Dat is althans hoe in de Nieuwe Bijbelvertaling Johannes 7.15 wordt weergegeven. In het Grieks staat er echter γραμματα οιδεν μη μεμαθηκως, en dat betekent zoiets als dat Jezus het geschrevene niet kan kennen omdat hij niet heeft gestudeerd.
Jezus’ antwoord – hij hoefde niet naar school want hij had zijn inzicht van degene die hem gezonden had – maakt duidelijk dat de scène past in de reeks polemieken over Jezus’ leergezag. Als er al een historische achtergrond is, dan toch deze: volgens Jezus’ gesprekspartners was hij een boerenkinkel uit Galilea, ongeschoold in Jeruzalem, maar kwam hij aardig mee in de discussies.
Een andere aanpak is te kijken naar Jezus’ wereld en dan zijn er wel meer dingen te zeggen.
Een vrome timmerman
Het eerste is: Jezus kwam uit een religieus milieu. Dat weten we omdat zowel hijzelf als zijn familieleden heel sprekende namen hebben: een moeder Maria, een vader Jozef, een broer Jakobus, een broer Judas, en een verdere verwant Simon. Ik blogde er al eens over dat dit namen zijn met goede antecedenten in de eerste boeken van de Bijbel, waar u ze tegenkomt als Miriam, Jozef, Jakob, Juda, Simeon. De naam die wij weergeven als Jezus is dezelfde als die van de strijder Jozua.
In vrome kringen als deze was het gebruikelijk minimaal de oudste zoon naar school te sturen. De geletterdheid van de Joden was in de Oudheid spreekwoordelijk. Romeinse soldaten wisten daarom heel goed dat als je een Jood wilde pesten, je zijn boeken kapot moest maken. Dode-Zee-rollen met zwaardhouwen en reparaties bewijzen hoe gehecht Joden eraan waren.

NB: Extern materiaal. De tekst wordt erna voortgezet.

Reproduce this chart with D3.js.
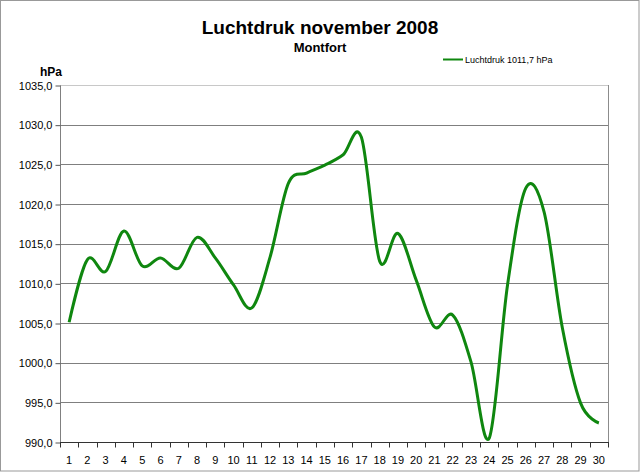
<!DOCTYPE html>
<html>
<head>
<meta charset="utf-8">
<script src="https://cdn.jsdelivr.net/npm/d3@7"></script>
<style>
  body { margin: 0; background: #fff; }
  text { font-family: "Liberation Sans", Arial, sans-serif; }
</style>
</head>
<body>
<svg id="chart" width="640" height="473"></svg>
<script>
// data: daily air pressure, November 2008, Montfort
var days = d3.range(1, 31);
var pressure = [1005.1, 1013.0, 1011.5, 1016.6, 1012.2, 1013.2, 1011.9, 1015.8, 1013.2, 1009.8,
                1006.9, 1013.3, 1022.6, 1023.9, 1024.9, 1026.2, 1028.4, 1012.8, 1016.3, 1010.4,
                1004.5, 1006.0, 1000.1, 990.5, 1009.8, 1022.0, 1019.0, 1004.4, 994.9, 992.4];
var yTicks = [990, 995, 1000, 1005, 1010, 1015, 1020, 1025, 1030, 1035];
var legendLabel = "Luchtdruk 1011,7 hPa";

var svg = d3.select("#chart"),
    width = +svg.attr("width"),
    height = +svg.attr("height");

// plot area (note: "top" is reserved on window, so use pTop etc.)
var pLeft = 60, pRight = 608, pTop = 85, pBottom = 442;

// outer frame
svg.append("rect")
    .attr("x", 0.5).attr("y", 0.5)
    .attr("width", width - 1.5).attr("height", height - 2.5)
    .attr("fill", "#fff").attr("stroke", "#999");

var x = d3.scaleBand().domain(days).range([pLeft, pRight]).padding(0);
var y = d3.scaleLinear().domain([990, 1035]).range([pBottom, pTop]);

// gridlines
svg.append("g")
    .selectAll("line")
    .data(yTicks.slice(1))
    .enter().append("line")
    .attr("x1", pLeft).attr("x2", pRight)
    .attr("y1", function(d) { return Math.round(y(d)) + 0.5; })
    .attr("y2", function(d) { return Math.round(y(d)) + 0.5; })
    .attr("stroke", function(d) { return d == 1035 ? "#c8c8c8" : "#7f7f7f"; })
    .attr("stroke-width", 1);

// right border of plot area
svg.append("line")
    .attr("x1", pRight + 0.5).attr("x2", pRight + 0.5)
    .attr("y1", pTop).attr("y2", pBottom)
    .attr("stroke", "#8c8c8c");

// y axis
var yAxis = svg.append("g")
    .attr("transform", "translate(" + (pLeft + 0.5) + ",0.5)")
    .call(d3.axisLeft(y).tickValues(yTicks).tickSize(5).tickPadding(3)
        .tickFormat(function(d) { return d3.format(".1f")(d).replace(".", ","); }));
yAxis.select(".domain").attr("stroke", "#808080").attr("d", "M0," + pTop + "V" + pBottom);
yAxis.selectAll(".tick line").attr("stroke", "#555");
yAxis.selectAll("text").attr("font-size", 11).attr("fill", "#000")
    .attr("font-family", "Liberation Sans, Arial, sans-serif");

// x axis
var xLin = d3.scaleLinear().domain([0, 30]).range([pLeft, pRight]);
var xAxis = svg.append("g")
    .attr("transform", "translate(0," + (pBottom + 0.5) + ")");
xAxis.append("line")
    .attr("x1", pLeft).attr("x2", pRight + 1)
    .attr("stroke", "#333");
xAxis.selectAll("line.tk")
    .data(d3.range(0, 31))
    .enter().append("line")
    .attr("class", "tk")
    .attr("x1", function(d) { return Math.round(xLin(d)) + 0.5; })
    .attr("x2", function(d) { return Math.round(xLin(d)) + 0.5; })
    .attr("y1", 0).attr("y2", 5)
    .attr("stroke", "#333");
xAxis.selectAll("text")
    .data(days)
    .enter().append("text")
    .attr("x", function(d) { return x(d) + x.bandwidth() / 2; })
    .attr("y", 21)
    .attr("text-anchor", "middle")
    .attr("font-size", 11)
    .text(function(d) { return d; });

// line, Excel-style smoothing
var line = d3.line()
    .x(function(d, i) { return x(days[i]) + x.bandwidth() / 2; })
    .y(function(d) { return y(d); })
    .curve(d3.curveCardinal.tension(0));

svg.append("path")
    .datum(pressure)
    .attr("fill", "none")
    .attr("stroke", "#0f870f")
    .attr("stroke-width", 3)
    .attr("stroke-linejoin", "round")
    .attr("d", line);

// titles
svg.append("text")
    .attr("x", 320).attr("y", 34)
    .attr("text-anchor", "middle")
    .attr("font-size", 19).attr("font-weight", "bold")
    .text("Luchtdruk november 2008");
svg.append("text")
    .attr("x", 320).attr("y", 52)
    .attr("text-anchor", "middle")
    .attr("font-size", 13).attr("font-weight", "bold")
    .text("Montfort");
svg.append("text")
    .attr("x", 51).attr("y", 76)
    .attr("text-anchor", "middle")
    .attr("font-size", 12).attr("font-weight", "bold")
    .text("hPa");

// legend
svg.append("line")
    .attr("x1", 443).attr("x2", 463)
    .attr("y1", 59.5).attr("y2", 59.5)
    .attr("stroke", "#0f870f").attr("stroke-width", 2);
svg.append("text")
    .attr("x", 465).attr("y", 63)
    .attr("font-size", 9)
    .text(legendLabel);
</script>
</body>
</html>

Een tweede punt: Jezus was timmerman. Hoewel Jesus Christ Superstar (“Tables, chairs, and oaken chests would have suited Jesus best.”) en Hollywood anders suggereren, is een timmerman geen schrijnwerker of meubelmaker. Een timmerman, τέκτων, was een bouwkundige, dus iemand met een eigen bedrijf om huizen te bouwen. Reken maar dat zo iemand kon lezen en schrijven.
Gestudeerd
Tot slot dit. In een passage uit het evangelie van Marcus legt Jezus het gebod “gij zult de Heer uw God beminnen” uit via “gij zult uw naaste beminnen”. Deze redenatiewijze, waarbij de spreker een woord in een zin verduidelijkt door te kijken naar wat het betekent in een andere zin, staat bekend als gĕzērâ šāwâ (“hetzelfde onderdeel”). Het is een van de acht door rabbi Hillel aanbevolen redenatiewijzen en daarvan zelfs het eerste voorbeeld.
Het is aannemelijk dat de auteur van het Marcus-evangelie dit vertoon van rabbijnse discussievaardigheid heeft ontleend aan een oudere traditie. Omdat dit het oudste evangelie is, mogen we aannemen dat het beeld van een geletterde en professioneel redenerende religieuze specialist behoort tot de oudste lagen van de traditie. Uiteraard willen we meer en sterker bewijs, maar dat geldt voor álle informatie over de oude wereld.